Source excerpt —
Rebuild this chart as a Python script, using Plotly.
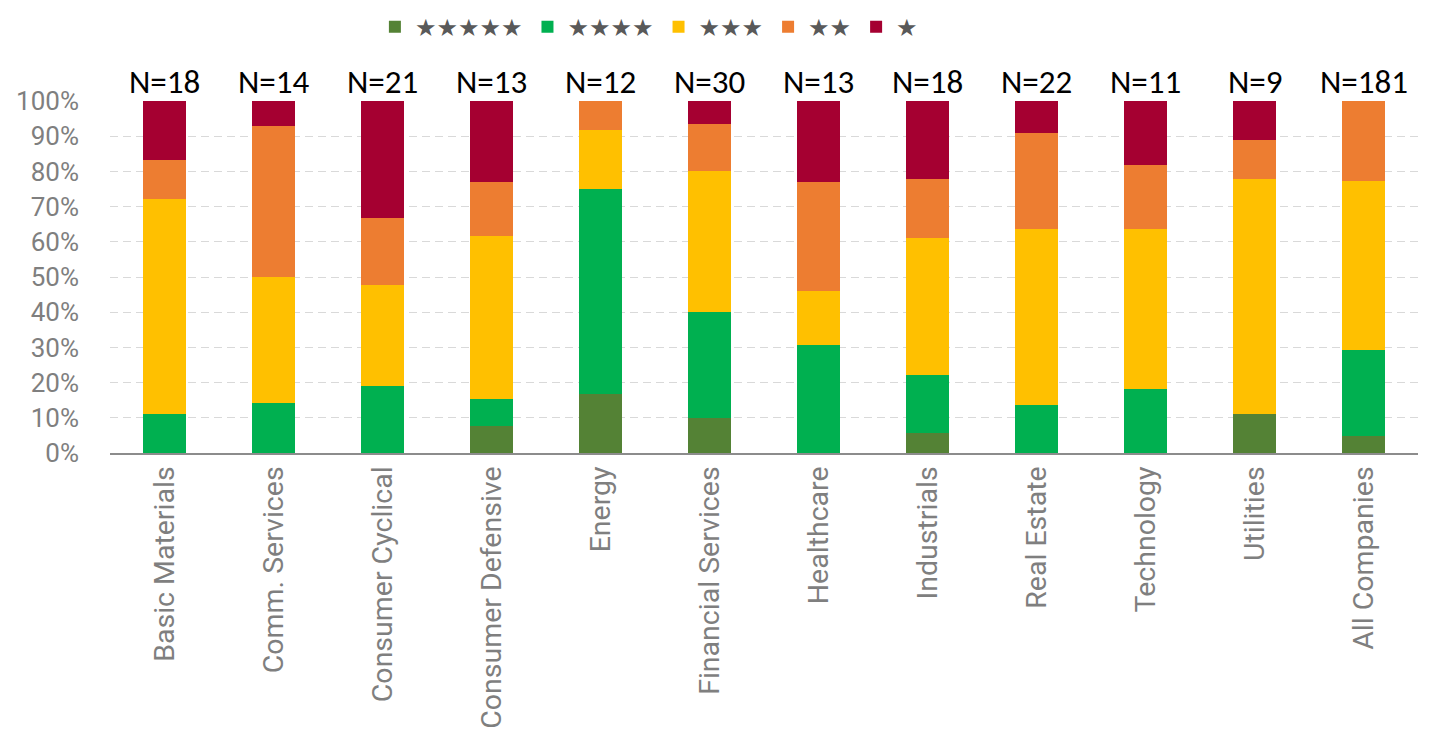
import plotly.graph_objects as go

categories = ["Basic Materials", "Comm. Services", "Consumer Cyclical", "Consumer Defensive",
              "Energy", "Financial Services", "Healthcare", "Industrials", "Real Estate",
              "Technology", "Utilities", "All Companies"]
n_companies = [18, 14, 21, 13, 12, 30, 13, 18, 22, 11, 9, 181]

# counts by star rating for each category
five_star = [0, 0, 0, 1, 2, 3, 0, 1, 0, 0, 1, 9]
four_star = [2, 2, 4, 1, 7, 9, 4, 3, 3, 2, 0, 44]
three_star = [11, 5, 6, 6, 2, 12, 2, 7, 11, 5, 6, 87]
two_star = [2, 6, 4, 2, 1, 4, 4, 3, 6, 2, 1, 41]
one_star = [3, 1, 7, 3, 0, 2, 3, 4, 2, 2, 1, 0]

series_names = ["★★★★★", "★★★★", "★★★", "★★", "★"]
series_counts = [five_star, four_star, three_star, two_star, one_star]
colors = ["#548235", "#00B050", "#FFC000", "#ED7D31", "#A50031"]

tick_vals = [0, 10, 20, 30, 40, 50, 60, 70, 80, 90, 100]
tick_text = [f"{v}%" for v in tick_vals]

axis_font = "Roboto, sans-serif"

fig = go.Figure()
for name, counts, col in zip(series_names, series_counts, colors):
    pct = [c / n * 100 for c, n in zip(counts, n_companies)]
    fig.add_trace(go.Bar(x=categories, y=pct, name=name, marker=dict(color=col, line=dict(width=0)),
                         hoverinfo="x+y"))

for cat, n in zip(categories, n_companies):
    fig.add_annotation(x=cat, y=100, yref="y", xref="x", text=f"N={n}", showarrow=False,
                       yanchor="bottom", yshift=-3,
                       font=dict(family="Carlito, Lato, sans-serif", size=33, color="#000000"))

fig.update_layout(
    width=1422, height=732,
    barmode="stack", bargap=0.6,
    plot_bgcolor="white", paper_bgcolor="white",
    margin=dict(l=102, r=12, t=93, b=287, autoexpand=False),
    legend=dict(orientation="h", x=0.412, xanchor="center", y=1.21, yanchor="middle",
                traceorder="normal", font=dict(size=24, color="#595959", family="DejaVu Sans, sans-serif"),
                itemwidth=30, bgcolor="rgba(0,0,0,0)"),
    xaxis=dict(tickangle=-90, tickfont=dict(family=axis_font, size=28.5, color="#7F7F7F"),
               showgrid=False, showline=True, linecolor="#8C8C8C", linewidth=2, ticks="",
               automargin=False),
    yaxis=dict(range=[0, 100], tickvals=tick_vals, ticktext=tick_text,
               tickfont=dict(family=axis_font, size=26, color="#7F7F7F"),
               ticklabelstandoff=30,
               showgrid=True, gridcolor="#D9D9D9", griddash="8px,5px", gridwidth=1,
               zeroline=False, showline=False, ticks="", automargin=False),
)

fig.write_html("out.html")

Requirement — Pictures are excluded; extract exactly the lines from the start of the data through the line that holds "import plotly.graph_objects as go", both ends included.

Correct result —
Rebuild this chart as a Python script, using Plotly.
import plotly.graph_objects as go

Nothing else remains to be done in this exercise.